D&O insurance policies today are invariably written on a “claims-made” basis, which means that the policy only covers those claims first asserted against the insured during the policy period. This limitation appears in the insuring clauses. This coverage differs from “occurrence” type coverage, written for most casualty insurance, which covers only claims arising out of occurrences happening within the policy period, regardless of when the claim is made.

 

3 Rowland H. Long, The Law of Liability Insurance § 12A.05[3] (2006). Thus, the main difference between these two types of policies is that a “claims-made” policy provides unlimited retroactive coverage and no prospective coverage, while an “occurrence” policy provides unlimited prospective coverage and no retroactive coverage. 20 Eric Mills Holmes, Holmes’ Appleman on Insurance § 130.1(A)(1) (2d ed. 2002) (“Holmes’ Appleman on Insurance 2D”); see also 1 Lee R. Russ & Thomas F. Segalla, Couch on Insurance § 1.5 (3d ed. 2008) (“Couch on Insurance 3D”).

            For the insurance company, the primary advantage of a claims-made policy “is the limitation of liability to claims asserted during the policy period.” 20 Holmes’ Appleman on Insurance 2D § 130.1(A)(1). This allows insurers “to calculate risks and premiums with greater precision.” Id. Furthermore, “the elimination of exposure to claims filed after the policy expiration date enables liability insurance companies to issue the claims made policies at reduced premiums.” Id.

            Both occurrence policies and claims-made policies tend to have a requirement that notice of a claim be given to the insurer promptly, or “as soon as practicable.” See 13 Couch on Insurance 3D § 186:13; see also Chas. T. Main, Inc. v. Fireman's Fund Ins. Co., 551 N.E.2d 28, 29 (Mass. 1990). Unlike occurrence policies, however, some claims-made policies (often called “claims-made-and-reported policies) have an additional requirement that the claim be reported to the insurer within the policy period or within a specific number of days thereafter.[7] See, e.g., Burns v. Int’l Ins. Co., 929 F.2d 1422, 1423 (9th Cir. 1991) (claims to be reported within sixty days following policy termination); Zuckerman v. Nat’l Union Fire Ins. Co., 495 A.2d 395, 396-97 (N.J. 1985)(claims to be made against insured and reported to insurer during policy period).

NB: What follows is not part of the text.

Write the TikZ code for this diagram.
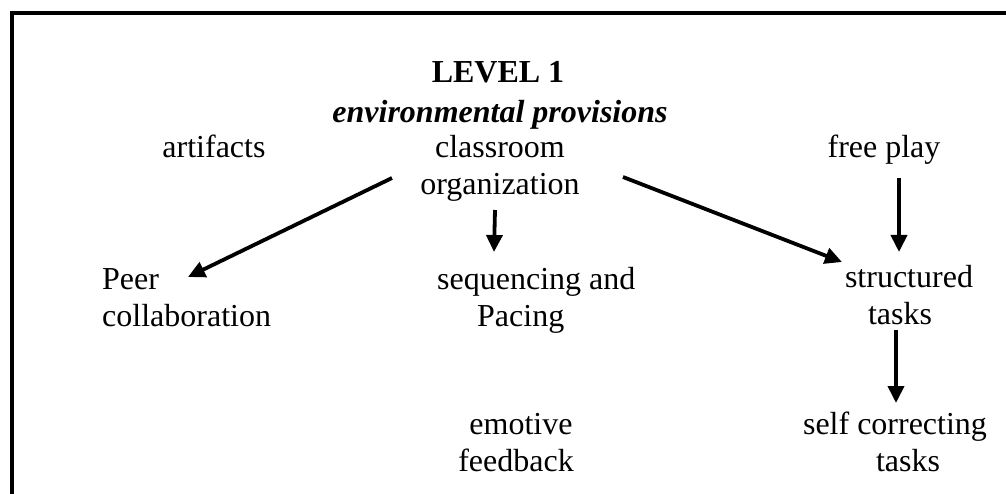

            As courts and commentators have recognized, the different kinds of notice requirements when found in a claims-made policy serve very different purposes.[8] See, e.g., 13 Couch on Insurance 3D § 186:13 (“As a general statement, the prompt notice of claim requirement and the ‘claims made’ within the policy period requirement serve such different purposes, and are of such different basic character, that the principles applied to one should have little or nothing to do with the principles applied to the other.”); Chas. T. Main, 551 N.E.2d at 29 (noting that “[t]he purposes of the two types of reporting requirements differ sharply”).

            In a claims-made policy, the requirement that notice be given to the insurer “as soon as practicable” serves to “maximiz[e] the insurer's opportunity to investigate, set reserves, and control or participate in negotiations with the third party asserting the claim against the insured.” 13 Couch on Insurance 3D § 186:13, see also Chas. T. Main, 551 N.E.2d at 29. By contrast, the requirement that the claim be made during the policy period “is directed to the temporal boundaries of the policy's basic coverage terms . . . . [This type of notice] is not simply part of the insured's duty to cooperate, but defines the limits of the insurer's obligation, and if there is no timely notice, there is no coverage.” 13 Couch on Insurance 3D § 186:13. Similarly, a notice provision requiring that a claim be reported to the insurer during the policy period or within a specific number of days thereafter “define[s] the scope of coverage by providing a certain date after which an insurer knows it is no longer liable under the policy.” Resolution Trust Corp. v. Ayo, 31 F.3d 285, 289 (5th Cir. 1994); see also Chas. T. Main, 551 N.E.2d at 29-30 (noting that “fairness in rate setting is the purpose of a requirement that notice of a claim be given within the policy period or shortly thereafter” and therefore this type of notice requirement “is of the essence in determining whether coverage exists” in a claims-made policy).[9]         

            The role of notice in claims-made policies has been described as follows:

 

Claims made or discovery policies are essentially reporting policies. If the claim is reported to the insurer during the policy period, then the carrier is legally obligated to pay; if the claim is not reported during the policy period, no liability attaches. Claims made policies require notification to the insurer to be within a reasonable time. Critically, however, claims made policies require that that notice be given during the policy period itself.

 

20 Holmes’ Appleman on Insurance 2D § 130.1(A)1 (emphasis added). Because the requirement that a claim be reported to the insurer during the policy period or within a specific number of days thereafter is considered essential to coverage under a claims-made-and-reported policy, most courts have found that an insurer need not demonstrate prejudice to deny coverage when an insured does not give notice of a claim within the policy’s specified time frame.[10]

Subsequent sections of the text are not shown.